Within the broader discipline of dark web threat detection via open-source intelligence (OSINT) is a practice known as ‘threat actor attribution’. Cybersecurity experts willing to make use of it can do a better job identifying previously unknown threats, be they individuals, groups, or even rogue nations.
Threat actor attribution is becoming more critical to cybersecurity with each passing day. The sheer volume of potential attacks, combined with a growing number of individuals and groups willing to launch such attacks, demands that security experts learn everything they can about their adversaries.
The Basic Concept
There is nothing complicated or theoretical about threat actor attribution. In fact, the concept is fairly simple. Threat actor attribution is the process of identifying threatening individuals and groups by analyzing critical data. That data includes:
- Technical Evidence – Every activity leaves evidence behind. That includes every illicit transaction, every data dump, and every successfully launched attack. The technical evidence is valuable to security investigators.
- Behavioral Patterns – Threat actors can be partially identified by their behaviors. Tracking behaviors and linking them to outcomes creates links allowing investigators to draw correlations between known threat actors and future events.
- Broad Contextual Intelligence – Event context goes a long way toward understanding it more fully. Likewise, the contextual intelligence that comes from data correlations helps security experts better understand who they are dealing with.
Threat actor attribution is an exercise in connecting the dots. That’s really it in its simplest foreign. Fortunately, organizations like DarkOwl facilitate threat actor attribution with dynamic tools that make the most of data sources and analytics.
How They Pull It Off
Security experts utilize a number of tools to pull off consistent threat actor attribution. The first on the list is data collection and enrichment. They gather information from network traffic, logs, malware samples, incident reports, and threat intelligence feeds. The gathered data is then normalized and enriched with context.
Technical analysis is another important tool. It involves examining technical evidence left behind following an incident. Such evidence includes things like malware signatures, IP addresses, and clues to infrastructures and tool sets.

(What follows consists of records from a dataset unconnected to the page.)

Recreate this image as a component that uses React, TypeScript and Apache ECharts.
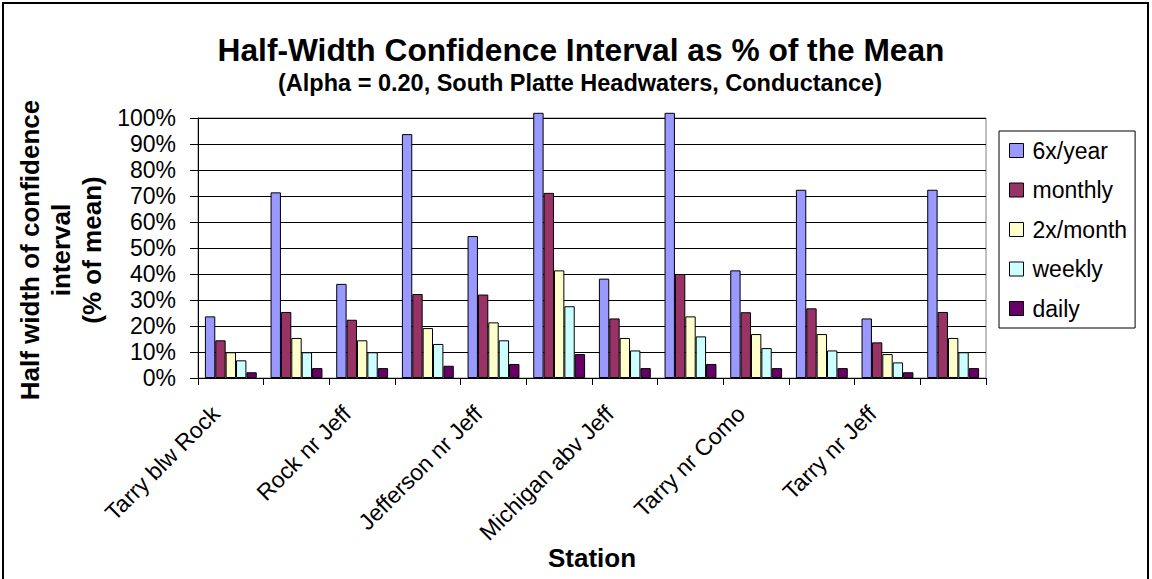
import React, { useEffect, useRef } from "react";
import * as echarts from "echarts";

const categories = [
  "Tarry blw Rock", "",
  "Rock nr Jeff", "",
  "Jefferson nr Jeff", "",
  "Michigan abv Jeff", "",
  "Tarry nr Como", "",
  "Tarry nr Jeff", "",
];

const seriesNames = ["6x/year", "monthly", "2x/month", "weekly", "daily"];

const sixPerYear = [23.7, 71.4, 36.2, 93.8, 54.6, 102, 38.2, 102, 41.4, 72.4, 22.9, 72.4];
const monthly = [14.5, 25.4, 22.4, 32.3, 32.1, 71.2, 22.9, 40.0, 25.3, 26.8, 13.7, 25.4];
const twicePerMonth = [9.9, 15.4, 14.5, 19.2, 21.4, 41.4, 15.4, 23.7, 16.9, 16.9, 9.2, 15.4];
const weekly = [6.8, 9.9, 9.9, 13.1, 14.5, 27.6, 10.6, 16.0, 11.5, 10.6, 6.0, 9.9];
const daily = [2.2, 3.8, 3.8, 4.7, 5.4, 9.2, 3.8, 5.4, 3.8, 3.8, 2.2, 3.8];

const seriesValues = [sixPerYear, monthly, twicePerMonth, weekly, daily];
const seriesColors = ["#9999FF", "#993366", "#FFFFCC", "#CCFFFF", "#660066"];

const titleText = "Half-Width Confidence Interval as % of the Mean";
const subtitleText = "(Alpha = 0.20, South Platte Headwaters, Conductance)";
const yAxisTitle = "Half width of confidence\ninterval\n(% of mean)";
const xAxisTitle = "Station";

const FONT = "'Liberation Sans', Arial, Helvetica, sans-serif";

export default function App() {
  const ref = useRef<HTMLDivElement>(null);

  useEffect(() => {
    if (!ref.current) return;
    const chart = echarts.init(ref.current, undefined, { renderer: "svg" });
    const option: any = {
      animation: false,
      backgroundColor: "#ffffff",
      textStyle: { fontFamily: FONT, color: "#000" },
      grid: {
        left: 198,
        top: 118,
        width: 788,
        height: 260,
        show: true,
        borderColor: "#808080",
        borderWidth: 1,
        backgroundColor: "#ffffff",
        containLabel: false,
      },
      legend: {
        orient: "vertical",
        left: 999,
        top: 131,
        padding: [8, 8, 8, 10],
        itemWidth: 14,
        itemHeight: 14,
        itemGap: 16.5,
        borderColor: "#000",
        borderWidth: 1,
        backgroundColor: "#fff",
        icon: "rect",
        itemStyle: { borderColor: "#000", borderWidth: 1 },
        textStyle: {
          fontFamily: FONT,
          fontSize: 23,
          lineHeight: 23,
          color: "#000",
          padding: [0, 0, 0, 4],
        },
        data: seriesNames,
      },
      xAxis: {
        type: "category",
        data: categories,
        boundaryGap: true,
        axisLine: { show: true, lineStyle: { color: "#000", width: 1 } },
        axisTick: { show: true, interval: 0, length: 7, lineStyle: { color: "#000" } },
        axisLabel: {
          interval: 0,
          rotate: 45,
          margin: 47,
          verticalAlign: "bottom",
          fontFamily: FONT,
          fontSize: 23,
          lineHeight: 43,
          color: "#000",
        },
        splitLine: { show: false },
      },
      yAxis: {
        type: "value",
        min: 0,
        max: 100,
        interval: 10,
        axisLine: { show: true, lineStyle: { color: "#000", width: 1 } },
        axisTick: { show: true, length: 8, lineStyle: { color: "#000" } },
        axisLabel: {
          formatter: "{value}%",
          margin: 22,
          fontFamily: FONT,
          fontSize: 23,
          color: "#000",
        },
        splitLine: { show: true, lineStyle: { color: "#000", width: 1 } },
      },
      series: seriesNames.map((name, i) => ({
        name,
        type: "bar",
        data: seriesValues[i],
        barGap: "0%",
        barCategoryGap: "21%",
        clip: false,
        itemStyle: { color: seriesColors[i], borderColor: "#000", borderWidth: 1 },
        emphasis: { disabled: true },
      })),
      graphic: [
        {
          type: "rect",
          shape: { x: 3, y: 3, width: 1145, height: 580 },
          style: { fill: "none", stroke: "#000", lineWidth: 2 },
          silent: true,
          z: 100,
        },
        {
          type: "text",
          x: 581,
          y: 50,
          style: {
            text: titleText,
            fontFamily: FONT,
            fontSize: 31.7,
            fontWeight: "bold",
            fill: "#000",
            align: "center",
            verticalAlign: "middle",
          },
        },
        {
          type: "text",
          x: 580,
          y: 83,
          style: {
            text: subtitleText,
            fontFamily: FONT,
            fontSize: 23.5,
            fontWeight: "bold",
            fill: "#000",
            align: "center",
            verticalAlign: "middle",
          },
        },
        {
          type: "text",
          x: 61,
          y: 250,
          rotation: Math.PI / 2,
          style: {
            text: yAxisTitle,
            fontFamily: FONT,
            fontSize: 26,
            lineHeight: 31,
            fontWeight: "bold",
            fill: "#000",
            align: "center",
            verticalAlign: "middle",
          },
        },
        {
          type: "text",
          x: 592,
          y: 558,
          style: {
            text: xAxisTitle,
            fontFamily: FONT,
            fontSize: 26,
            fontWeight: "bold",
            fill: "#000",
            align: "center",
            verticalAlign: "middle",
          },
        },
      ],
    };
    chart.setOption(option);
    return () => {
      chart.dispose();
    };
  }, []);

  return (
    <div
      ref={ref}
      style={{ position: "absolute", left: 0, top: 0, width: 1152, height: 579 }}
    />
  );
}
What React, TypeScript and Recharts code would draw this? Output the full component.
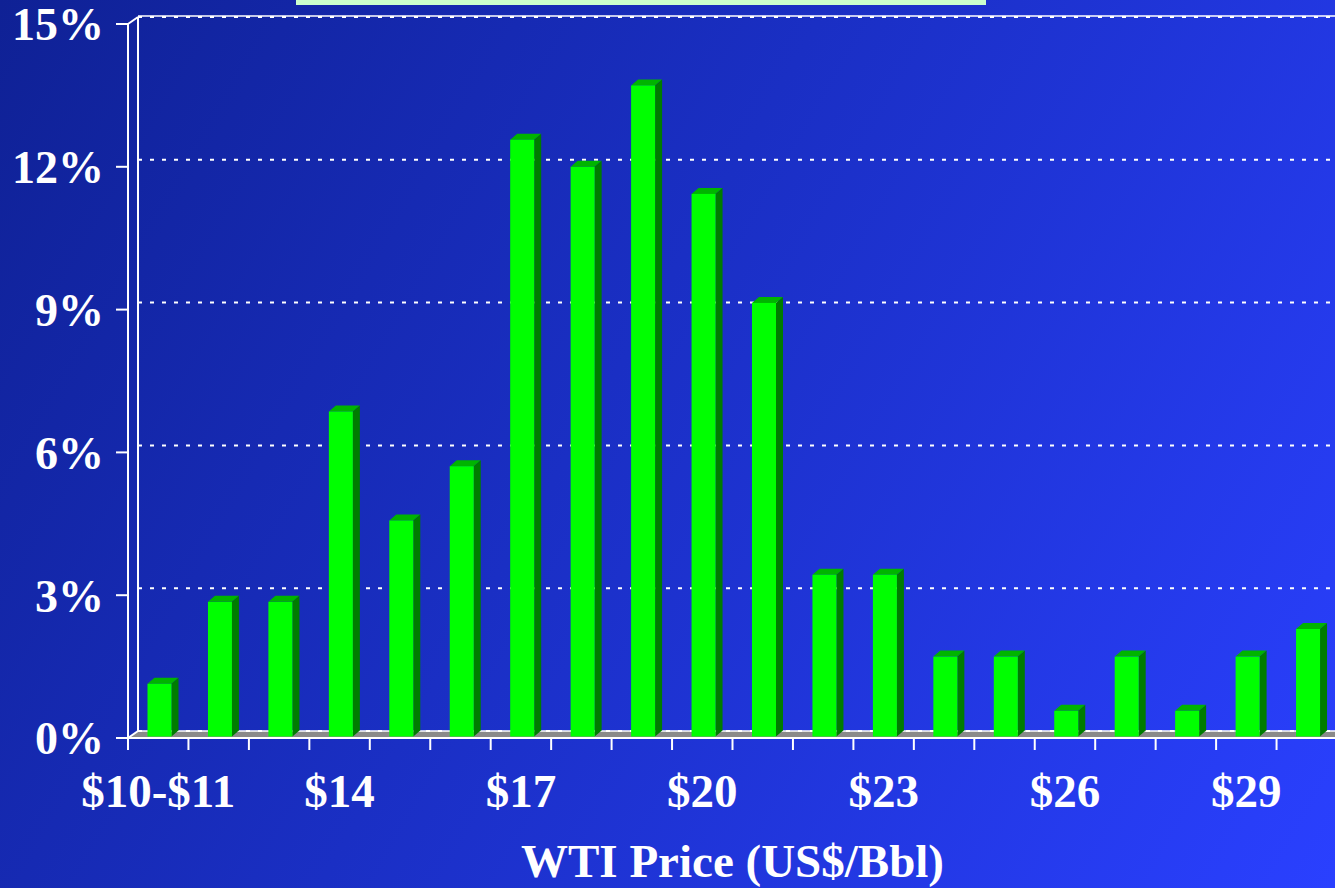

The following three tools are also important to threat actor attribution:
- Behavioral profiling utilizing TTP analysis
- Contextual intelligence considers everything from motives to timing
- Framework-based classification using models like the Diamond Model and Unit 42 Framework
Each of the tools contributes valuable data to a threat actor’s overall profile. By attributing known data points to known threat actors, security teams can begin putting together a more comprehensive picture of the current threat landscape.
Putting It All Together
Putting it all together requires combining multiple evidence types with solid human analysis. Security experts can use a combination of their own experience and AI/machine learning tools that make correlating data faster and more accurate. But in the end, it is sound human judgment that determines accuracy.
For this reason, automated threat actor attribution is no substitute for expert human analysis. Automated tools are useful, but human analysts make the final call.
Why Threat Actor Attribution Matters
It’s easy to look at threat actor attribution as just another innocuous skill set threat intelligence providers try to sell their customers. But the truth is that it is anything but. Threat actor attribution matters because hackers, cyber criminals, and rogue nations are becoming ever more sophisticated in their TTPs.
Being able to connect the dots between threat actors and events paints a clearer picture. It helps security teams better understand what they are up against so that they can be proactive in their defensive strategies. Ignoring threat actor attribution makes little sense.